I put the test in my suitcase. I had saved the other tests, too, and then the hospital bracelets and striped beanies, the desiccated remains of the umbilical cords. But I already felt sure that this pregnancy would end in a miscarriage. Slidell is not a place of new life for me. It’s an unhappy ending.
On the neutral ground of Virginia, it’s easier, at least in my waking life, to pretend that I am as I should be and that Louisiana is a place of magic and solace, as I wish it was. In these years away I have grown practiced in pretending and forgetting. But with each turn of the wheel toward home, my resolve unspools.
I avoid the friends and family. I haunt schools and church and neighborhood, now inert, outgrown and harmless. I avoid the living; they show me what might have been. Who I might have been. If she had lived.
On the last day of our trip we went to my aunt’s to watch the Saints game. My husband Dave took a picture of her cutting the Mardi Gras season’s first king cake. For the first couple of days back at home in Virginia, I couldn’t keep from staring at that picture, her hands poised above the sparkling green and purple sugar, my sister’s lower body just behind her in the frame, standing just as I do, legs crossed.
It was a game I played that night—to think I’d be a grown woman, still playing such games—pretending my aunt’s home was really my mother’s home, and that my aunt was my mother, that my mother had never gotten cancer.
It was like prayer, or maybe a perversion of prayer, this conjuring of what might have been. I blurred my vision and willed that it be so. I let my aunt hold me close like a child. I sank into her body and listened to her voice vibrating in her chest as she spoke to me kindly and called me baby. I am her daughter, I told myself, visiting with the grandchildren.
She lived. This is her house, with the framed front page of the Times Picayune from when the Saints won the Super Bowl hanging on the living room wall and the gumbo on the stove. My dad asleep in the living room while my niece and daughter play dress up in feather boas and carnival masks. My aunt and sister singing Bon Jovi in the other room. The wine poured in all our cups (well, all but mine, since I was pregnant). Dave smoking cigars with my uncles. And me, a woman with a mother and a refuge.
I had forgotten what it felt like—the feeling that you can sink into someone, that you can rest in their love. For that brief moment it returned to me: Home.

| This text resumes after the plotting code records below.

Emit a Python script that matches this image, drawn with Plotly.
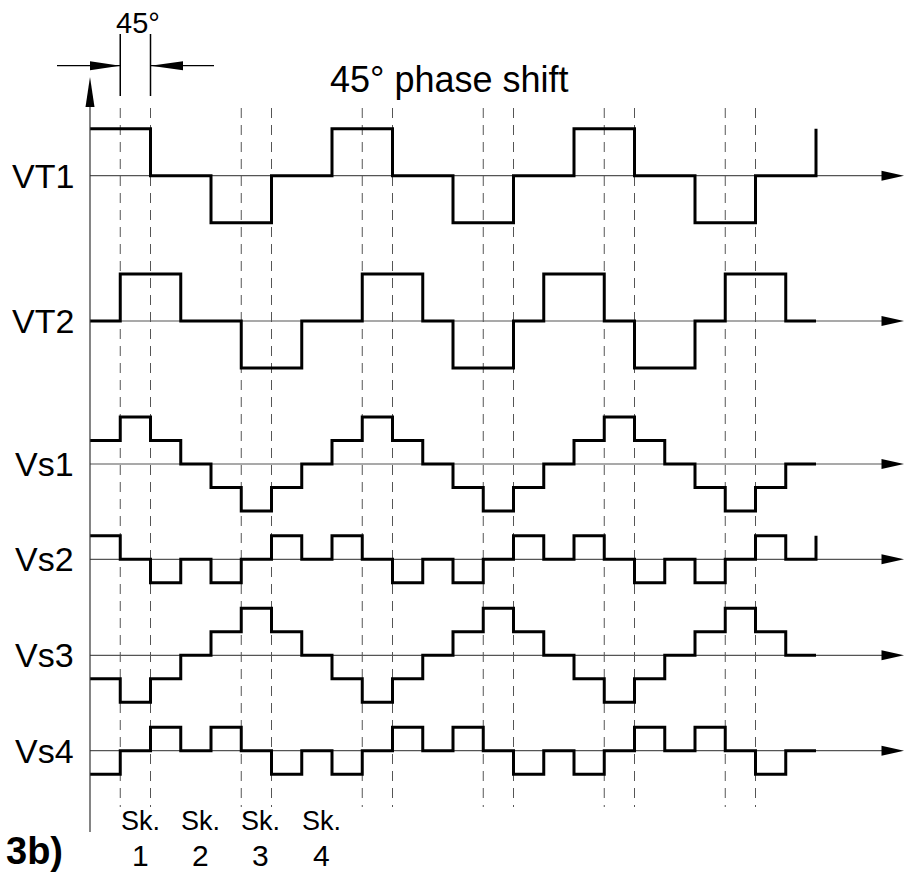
import plotly.graph_objects as go

# ---------------- data ----------------
slot_edges = list(range(25))          # 45-degree time slots 0..24
signal_names = ["VT1", "VT2", "Vs1", "Vs2", "Vs3", "Vs4"]

vt1 = [1, 1, 0, 0, -1, -1, 0, 0, 1, 1, 0, 0, -1, -1, 0, 0, 1, 1, 0, 0, -1, -1, 0, 0]
vt2 = [0, 1, 1, 0, 0, -1, -1, 0, 0, 1, 1, 0, -1, -1, 0, 1, 1, 0, -1, -1, 0, 1, 1, 0]
vs1 = [1, 2, 1, 0, -1, -2, -1, 0, 1, 2, 1, 0, -1, -2, -1, 0, 1, 2, 1, 0, -1, -2, -1, 0]
vs2 = [1, 0, -1, 0, -1, 0, 1, 0, 1, 0, -1, 0, -1, 0, 1, 0, 1, 0, -1, 0, -1, 0, 1, 0]
vs3 = [-1, -2, -1, 0, 1, 2, 1, 0, -1, -2, -1, 0, 1, 2, 1, 0, -1, -2, -1, 0, 1, 2, 1, 0]
vs4 = [-1, 0, 1, 0, 1, 0, -1, 0, -1, 0, 1, 0, 1, 0, -1, 0, -1, 0, 1, 0, 1, 0, -1, 0]
signals = [vt1, vt2, vs1, vs2, vs3, vs4]
end_stroke = [1, None, None, 1, None, None]   # final vertical stroke level

dashed_slots = [1, 2, 5, 6, 9, 10, 13, 14, 17, 18, 21, 22]
shift_label = "45° phase shift"
dim_label = "45°"
switch_labels = ["Sk.", "Sk.", "Sk.", "Sk."]
switch_numbers = ["1", "2", "3", "4"]
figure_label = "3b)"

# ---------------- layout / style ----------------
W, H = 904, 873
X0, DX = 90.0, 30.25                  # pixel of slot 0, pixels per slot
baseline_px = [175.7, 321.0, 464.0, 559.3, 655.3, 750.7]
unit_px = [47.0, 47.0, 23.5, 23.5, 23.5, 23.5]
label_x_px = 76
switch_x_px = [140, 200, 260, 321]
GREY = "#555555"
REG = "Liberation Sans, Arial, sans-serif"


def sx(px):
    return (px - X0) / DX


fig = go.Figure()
layout_axes = {}
for i, (name, vals) in enumerate(zip(signal_names, signals)):
    xs = slot_edges[:]
    ys = vals + [vals[-1]]
    if end_stroke[i] is not None:
        xs = xs + [slot_edges[-1]]
        ys = ys + [end_stroke[i]]
    ax = "y%d" % (i + 2)
    fig.add_trace(go.Scatter(x=xs, y=ys, mode="lines", name=name,
                             line=dict(color="black", width=3, shape="hv"),
                             yaxis=ax, hoverinfo="skip"))
    b, u = baseline_px[i], unit_px[i]
    layout_axes["yaxis%d" % (i + 2)] = dict(overlaying="y", range=[(b - H) / u, b / u],
                                            visible=False, fixedrange=True)

shapes = []
# dashed slot markers
for s in dashed_slots:
    shapes.append(dict(type="line", xref="x", yref="y", x0=s, x1=s, y0=108, y1=807,
                       line=dict(color=GREY, width=1, dash="10px,7px"), layer="below"))
# baselines with arrows
for b in baseline_px:
    shapes.append(dict(type="line", xref="x", yref="y", x0=0, x1=sx(885), y0=b, y1=b,
                       line=dict(color=GREY, width=1.2), layer="below"))
    shapes.append(dict(type="path", xref="x", yref="y",
                       path="M %f,%f L %f,%f L %f,%f Z" % (sx(881.5), b - 5, sx(904), b, sx(881.5), b + 5),
                       fillcolor="black", line=dict(width=0)))
# vertical axis with arrow
shapes.append(dict(type="line", xref="x", yref="y", x0=0, x1=0, y0=832, y1=100,
                   line=dict(color="#333333", width=1.2)))
shapes.append(dict(type="path", xref="x", yref="y",
                   path="M %f,%f L %f,%f L %f,%f Z" % (sx(85.5), 107, 0, 77, sx(94.5), 107),
                   fillcolor="black", line=dict(width=0)))
# 45 degree dimension marks
for s in [1, 2]:
    shapes.append(dict(type="line", xref="x", yref="y", x0=s, x1=s, y0=34, y1=96,
                       line=dict(color="black", width=1.5)))
shapes.append(dict(type="line", xref="x", yref="y", x0=sx(57), x1=1, y0=65.7, y1=65.7,
                   line=dict(color="black", width=1.2)))
shapes.append(dict(type="line", xref="x", yref="y", x0=2, x1=sx(214), y0=65.7, y1=65.7,
                   line=dict(color="black", width=1.2)))
shapes.append(dict(type="path", xref="x", yref="y",
                   path="M %f,%f L %f,%f L %f,%f Z" % (sx(90), 61.2, 1, 65.7, sx(90), 70.2),
                   fillcolor="black", line=dict(width=0)))
shapes.append(dict(type="path", xref="x", yref="y",
                   path="M %f,%f L %f,%f L %f,%f Z" % (sx(183), 61.2, 2, 65.7, sx(183), 70.2),
                   fillcolor="black", line=dict(width=0)))

annotations = []
for name, b in zip(signal_names, baseline_px):
    annotations.append(dict(text=name, xref="paper", yref="y", x=label_x_px / W, y=b,
                            xanchor="right", yanchor="middle", showarrow=False,
                            font=dict(family=REG, size=34, color="black")))
annotations.append(dict(text=shift_label, xref="paper", yref="y", x=449 / W, y=79,
                        xanchor="center", yanchor="middle", showarrow=False,
                        font=dict(family=REG, size=36, color="black")))
annotations.append(dict(text=dim_label, xref="paper", yref="y", x=138 / W, y=23,
                        xanchor="center", yanchor="middle", showarrow=False,
                        font=dict(family=REG, size=29, color="black")))
for lab, num, xp in zip(switch_labels, switch_numbers, switch_x_px):
    annotations.append(dict(text=lab, xref="paper", yref="y", x=xp / W, y=821,
                            xanchor="center", yanchor="middle", showarrow=False,
                            font=dict(family=REG, size=27, color="black")))
    annotations.append(dict(text=num, xref="paper", yref="y", x=xp / W, y=855,
                            xanchor="center", yanchor="middle", showarrow=False,
                            font=dict(family=REG, size=30, color="black")))
annotations.append(dict(text="<b>%s</b>" % figure_label, xref="paper", yref="y", x=4 / W, y=851,
                        xanchor="left", yanchor="middle", showarrow=False,
                        font=dict(family=REG, size=38, color="black")))

fig.update_layout(
    width=W, height=H, margin=dict(l=0, r=0, t=0, b=0, pad=0),
    paper_bgcolor="white", plot_bgcolor="white", showlegend=False,
    xaxis=dict(range=[sx(0), sx(W)], visible=False, fixedrange=True),
    yaxis=dict(range=[H, 0], visible=False, fixedrange=True),
    shapes=shapes, annotations=annotations,
    **layout_axes,
)

fig.write_html("out.html", config={"displayModeBar": False},
               post_script="document.body.style.margin='0';document.body.style.overflow='hidden';")
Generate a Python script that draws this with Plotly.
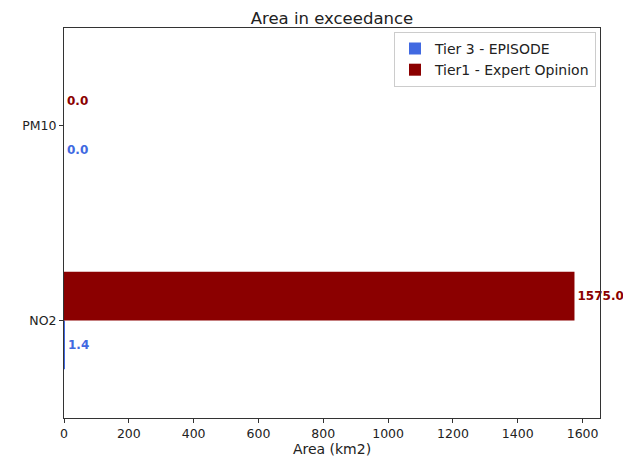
import plotly.graph_objects as go

# pollutants on the y axis (bottom to top)
pollutants = ["NO2", "PM10"]
tier3_episode = [1.4, 0.0]
tier1_expert = [1575.0, 0.0]

BLUE = "#4169E1"
RED = "#8B0000"

fig = go.Figure()

fig.add_trace(go.Bar(
    y=pollutants, x=tier3_episode, orientation="h",
    name="Tier 3 - EPISODE", marker=dict(color=BLUE, line=dict(width=0)),
    width=0.25, offset=-0.25,
    texttemplate="<b>%{x:.1f}</b>", textposition="outside",
    textfont=dict(color=BLUE, size=12), cliponaxis=False,
))
fig.add_trace(go.Bar(
    y=pollutants, x=tier1_expert, orientation="h",
    name="Tier1 - Expert Opinion", marker=dict(color=RED, line=dict(width=0)),
    width=0.25, offset=0.0,
    texttemplate="<b>%{x:.1f}</b>", textposition="outside",
    textfont=dict(color=RED, size=12), cliponaxis=False,
))

# page body has ~8px margin, so the figure is a bit smaller than the window
fig.update_layout(
    width=623, height=454,
    barmode="overlay",
    paper_bgcolor="white", plot_bgcolor="white",
    font=dict(family="DejaVu Sans", size=12.5, color="#222"),
    margin=dict(l=56, r=31, t=20, b=44, autoexpand=False),
    title=dict(text="Area in exceedance", x=0.52, xanchor="center",
               y=0.978, yanchor="middle", font=dict(size=16.5, color="#222")),
    legend=dict(x=0.9925, y=0.99, xanchor="right", yanchor="top",
                bordercolor="#cccccc", borderwidth=1, bgcolor="white",
                font=dict(size=14), traceorder="normal", tracegroupgap=0,
                itemsizing="constant"),
    showlegend=True,
)

fig.update_xaxes(
    range=[0, 1653.75], tickvals=list(range(0, 1601, 200)),
    showline=True, linecolor="#333", linewidth=1, mirror=True,
    ticks="outside", ticklen=4, tickcolor="#333",
    showgrid=False, zeroline=False, automargin=False,
    title=dict(text="Area (km2)", font=dict(size=14), standoff=2),
)
fig.update_yaxes(
    type="category", range=[-0.5, 1.5],
    showline=True, linecolor="#333", linewidth=1, mirror=True,
    ticks="outside", ticklen=4, tickcolor="#333",
    showgrid=False, zeroline=False, automargin=False,
)

fig.write_html("out.html")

I knew that night that the baby in me would not survive. There was something not right about the way I ached, the intensity of the cramps, the fatigue. I was so, so tired. I stayed there in my aunt’s arms as long as I could. When I walked in the other room I found my sister crying. My head cleared. Here, again, was reality.
This was not our home or a game or even a vision. Here, for us, it is always a funeral.
Before I left town I went by Rouse’s grocery store on Hwy 11 to get some flowers for my mother’s grave. I picked out the tackiest silk Mardi Gras arrangement I could find—all purple, gold, and green glitter. This perpetual funeral might as well be a jazz funeral.
My daughter walked with me to the mausoleum and together we filled the urn and hoisted it up to the top row on that long arm. I pointed out all their graves, my mother’s, my grandmother’s, my grandfather’s, my uncle’s.
This is one of the corporal works of mercy, I told her, visiting the dead, caring for their graves. I did not add, and today it is the only kind of prayer I can manage. It was cold and she skipped on ahead of me to our car, pointed north.